WICHITA STATE UNIVERSITY ALUMNI MAGAZINE
Fall 1999

Shocker Heritage and Remembering George

The George Washington Bicentennial Memorial Bridge is significant to the history and heritage of both Wichita State University and the city of Wichita. The bridge's roots are deep in the founding of the university as Fairmount College because it was constructed out of the stones of Fairmount Hall, the first campus building. Designed by Clayton Staples, a major figure in the arts in Kansas, it was erected to be the university's contribution to the great Washington Bicentennial Celebration of 1932.

Fairmount Hall

After securing land for the college in January 1887, the first order of business for the Fairmount Board of Trustees was to construct a building. The Chicago firm of Patton and Fisher was selected for the project with Normand Patton as the architect. The plan submitted was for a three-story building with a tower, designed in the Richardsonian Romanesque style popular at the time. The exterior was finished in Kansas red brick and Carthage stone from Missouri.

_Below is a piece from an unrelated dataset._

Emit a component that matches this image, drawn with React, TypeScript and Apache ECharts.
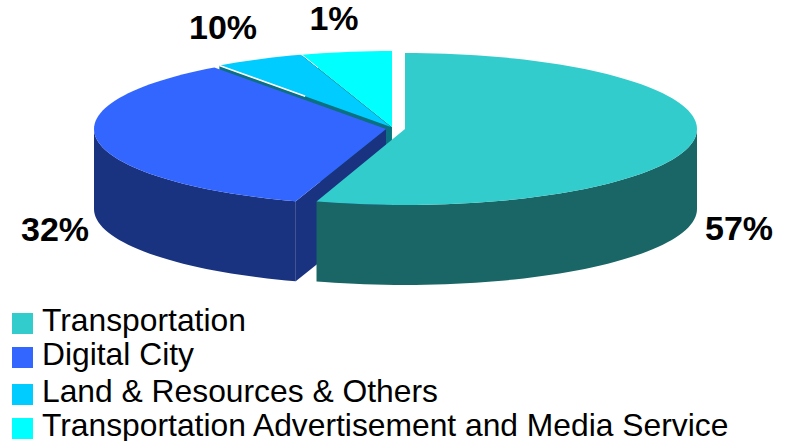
import React, { useEffect, useRef } from "react";
import * as echarts from "echarts";

// Slices in back-to-front draw order; shares are the drawn sizes.
const sliceNames = ["Transportation Advertisement and Media Service", "Land & Resources & Others", "Digital City", "Transportation"];
const drawnShares = [5, 5, 35, 54.9];
const shareLabels = ["1%", "10%", "32%", "57%"];
const legendOrder = ["Transportation", "Digital City", "Land & Resources & Others", "Transportation Advertisement and Media Service"];

// Styling and layout (not data)
const topColors = ["#00FFFF", "#00CCFF", "#3366FF", "#33CCCC"];
const wallColors = ["#007F80", "#0A7082", "#1A3380", "#1A6666"];
const centers = [[392, 127], [391, 127], [386, 129], [405, 129]];
const labelAnchors = [[334, 18], [223, 27], [55, 229], [739, 228]];
const legendTops = [304, 338, 375, 409];
const RX = 292, RY = 76, DEPTH = 80;
const FONT = "Liberation Sans";
// A 21px square sitting low in a 25x28 box, so that the label sits a little above its centre and further right.
const LEGEND_ICON = "path://M0 7H21V28H0ZM0 0L25 0";

// Clockwise from the top: the three back slices run back from 360, the last one starts at 0.
const startAngles: number[] = [];
{
  let end = 360;
  drawnShares.forEach((s, i) => {
    end -= (s / 100) * 360;
    startAngles[i] = i === drawnShares.length - 1 ? 0 : end;
  });
}

function renderSlice(idx: number) {
  return (_params: any, api: any) => {
    const [cx, cy] = centers[idx];
    const sweep = (api.value(0) / 100) * 360;
    const a0 = startAngles[idx];
    const a1 = a0 + sweep;
    const rim = (deg: number, dy = 0, f = 1) => {
      const r = (deg * Math.PI) / 180;
      return api.coord([cx + f * RX * Math.sin(r), cy - f * RY * Math.cos(r) + dy]);
    };
    const c = api.coord([cx, cy]);
    const cLow = api.coord([cx, cy + DEPTH]);
    const top: number[][] = [c];
    for (let a = a0; a < a1; a += 2) top.push(rim(a));
    top.push(rim(a1));
    const children: any[] = [];
    // outer wall, only the part facing the viewer (90..270 degrees)
    const w0 = Math.max(a0, 90), w1 = Math.min(a1, 270);
    if (w1 > w0) {
      const upper: number[][] = [];
      const lower: number[][] = [];
      for (let a = w0; a < w1; a += 2) { upper.push(rim(a)); lower.unshift(rim(a, DEPTH)); }
      upper.push(rim(w1));
      lower.unshift(rim(w1, DEPTH));
      children.push({ type: "polygon", shape: { points: [...upper, ...lower] }, style: { fill: wallColors[idx] } });
    }
    // cut faces visible on the left-hand slices
    if (idx <= 2) {
      children.push({ type: "polygon", shape: { points: [c, rim(a0), rim(a0, DEPTH), cLow] }, style: { fill: wallColors[idx] } });
    }
    children.push({ type: "polygon", shape: { points: top }, style: { fill: topColors[idx] } });
    // thin white seams
    if (idx === 0) {
      const p = rim(a0), q = rim(a0, 0, 0.82);
      children.push({ type: "line", shape: { x1: p[0], y1: p[1], x2: q[0], y2: q[1] }, style: { stroke: "#fff", lineWidth: 1 } });
    }
    if (idx === 1) {
      const p = rim(a0), q = rim(a0, 0, 0.5);
      children.push({ type: "line", shape: { x1: p[0], y1: p[1], x2: q[0], y2: q[1] }, style: { stroke: "#fff", lineWidth: 1.5 } });
    }
    const at = api.coord(labelAnchors[idx]);
    children.push({
      type: "text",
      z2: 100,
      style: { text: shareLabels[idx], x: at[0], y: at[1], fill: "#000", align: "center", verticalAlign: "middle", font: `bold 34px "${FONT}"` },
    });
    return { type: "group", children };
  };
}

export default function App() {
  const ref = useRef<HTMLDivElement>(null);
  useEffect(() => {
    const chart = echarts.init(ref.current!, null, { renderer: "svg" });
    chart.setOption({
      animation: false,
      backgroundColor: "#fff",
      grid: { left: 0, top: 0, width: 789, height: 441 },
      xAxis: { type: "value", min: 0, max: 789, show: false },
      yAxis: { type: "value", min: 0, max: 441, inverse: true, show: false },
      legend: legendOrder.map((name, i) => ({
        data: [name],
        left: 12,
        top: legendTops[i],
        padding: 0,
        icon: LEGEND_ICON,
        itemWidth: 25,
        itemHeight: 28,
        selectedMode: false,
        textStyle: { fontSize: 31.8, lineHeight: 26, fontFamily: FONT, color: "#000" },
      })),
      series: sliceNames.map((name, i) => ({
        type: "custom",
        name,
        coordinateSystem: "cartesian2d",
        clip: false,
        itemStyle: { color: topColors[i] },
        data: [drawnShares[i]],
        encode: { x: -1, y: -1 },
        renderItem: renderSlice(i),
        silent: true,
      })),
    });
    return () => chart.dispose();
  }, []);
  return <div ref={ref} style={{ position: "fixed", left: 0, top: 0, width: 789, height: 441 }} />;
}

Fairmount College's main building did not have an official name. After the Municipal University of Wichita was formed in 1926, the Fairmount Board requested that the building be christened Fairmount Hall. This was done on June 6, 1929.

The Bridge

The science building — now McKinley Hall — was occupied in 1929. That summer the old science labs in Fairmount were being remodeled for other purposes. Apparently, rags used by workmen ignited during the night (although there was talk of arson), and Fairmount Hall burned on Sept. 3, 1929. The central stairway, whose wood floors had been oil-mopped for 40 years, acted as a chimney, and little was left of the structure. It was hoped that the entrance, with its steps and Romanesque arch, could be saved. But only some of the stones could be salvaged for a memorial.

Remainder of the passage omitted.